Hadoop startup Hortonworks, which spun off from Yahoo in 2011, had filed its paperwork with the Securities and Exchange Commission for an initial public offering.
That form, called the S-1, is available here. It shows that Hortonworks earned more than $33 million in revenue in the first nine months of 2014 (through September) while operating at a loss of nearly $88 million. Both metrics grew significantly on a year-over-year basis, with revenue almost doubling.
Hortonworks CEO Rob Bearden told me at our Structure Data conference last March that the company could be a $1 billion company 2017 or 2018.
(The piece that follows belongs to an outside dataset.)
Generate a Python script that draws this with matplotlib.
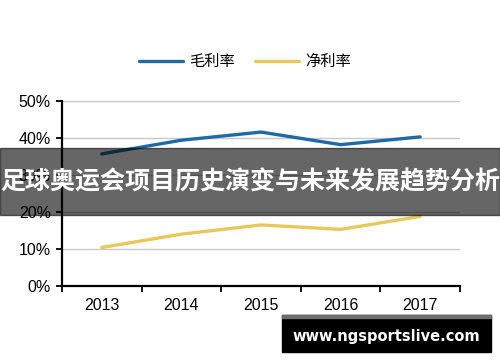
import numpy as np
import matplotlib.pyplot as plt
from matplotlib.patches import Rectangle

plt.rcParams['font.family'] = ['Liberation Sans', 'Noto Sans CJK SC', 'DejaVu Sans']

years = ['2013', '2014', '2015', '2016', '2017']
gross = [35.7, 39.4, 41.6, 38.2, 40.3]
net = [10.4, 14.0, 16.5, 15.3, 18.8]
yticks = [0, 10, 20, 30, 40, 50]

fig = plt.figure(figsize=(5, 3.62), dpi=100)
ax = fig.add_axes([0.124, 0.21, 0.796, 0.511])

x = np.arange(len(years))
ax.plot(x, gross, color='#1f6aa5', lw=2.4, label='毛利率', solid_capstyle='round')
ax.plot(x, net, color='#e6c85c', lw=2.4, label='净利率', solid_capstyle='round')

ax.set_xlim(-0.5, len(years) - 0.5)
ax.set_ylim(0, 50)
ax.set_yticks(yticks)
ax.set_yticklabels([f'{v}%' for v in yticks], fontsize=11.5)
ax.set_xticks(np.arange(len(years) + 1) - 0.5)
ax.set_xticklabels([])
ax.set_xticks(x, minor=True)
ax.set_xticklabels(years, minor=True, fontsize=11.5)
ax.tick_params(axis='x', which='minor', length=0, pad=9)
ax.tick_params(axis='x', which='major', length=4, width=1.3, direction='out')
ax.tick_params(axis='y', length=4, width=1.3, direction='out', pad=4)
for s in ['top', 'right']:
    ax.spines[s].set_visible(False)
for s in ['left', 'bottom']:
    ax.spines[s].set_linewidth(1.6)
ax.grid(axis='y', color='#c8c8c8', lw=1)
ax.set_axisbelow(True)

fig.legend(loc='center', bbox_to_anchor=(0.49, 0.829), ncol=2, frameon=False,
           handlelength=2.9, columnspacing=1.3, handletextpad=0.4,
           prop={'family': ['Noto Sans CJK SC'], 'size': 11})

# overlay banner
fig.patches.append(Rectangle((0, 1 - 215 / 362), 1, 67 / 362, transform=fig.transFigure,
                             color='black', alpha=0.6, zorder=10))
fig.text(0.5, 1 - 182 / 362, '足球奥运会项目历史演变与未来发展趋势分析', ha='center', va='center',
         color='white', fontsize=18, fontweight='bold', family=['Noto Sans CJK SC'], zorder=11)

# watermark
fig.patches.append(Rectangle((282 / 500, 1 - 352 / 362), 209 / 500, 37 / 362,
                             transform=fig.transFigure, color='black', zorder=10))
fig.patches.append(Rectangle((282 / 500, 1 - 318 / 362), 209 / 500, 3 / 362,
                             transform=fig.transFigure, color='#6e6e6e', zorder=11))
fig.text(386 / 500, 1 - 336 / 362, 'www.ngsportslive.com', ha='center', va='center',
         color='white', fontsize=10.5, fontweight='bold', family=['DejaVu Sans'], zorder=12)

fig.savefig('out.png', dpi=100)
Assuming Hortonworks filed for its IPO under the JOBS Act, the federal law that allows companies with less than $1 billion in annual revenue to undergo much the process confidentially, it is now under a “quiet period” for 21 days before it can begin its “road show” to investors. How long after that Hortonworks might be trading publicly depends on how fast the company wants to move. For example, Facebook waited more than three months between issuing its S-1 and going public, while Twitter did it in just over a month.
According to an April 2013 report by law firm Latham & Watkins, using data through March 31, 2013, companies operating under the JOBS Act “launched their roadshow 49 days after public filing (126 days after the first confidential submission) and priced 10 days after launch.”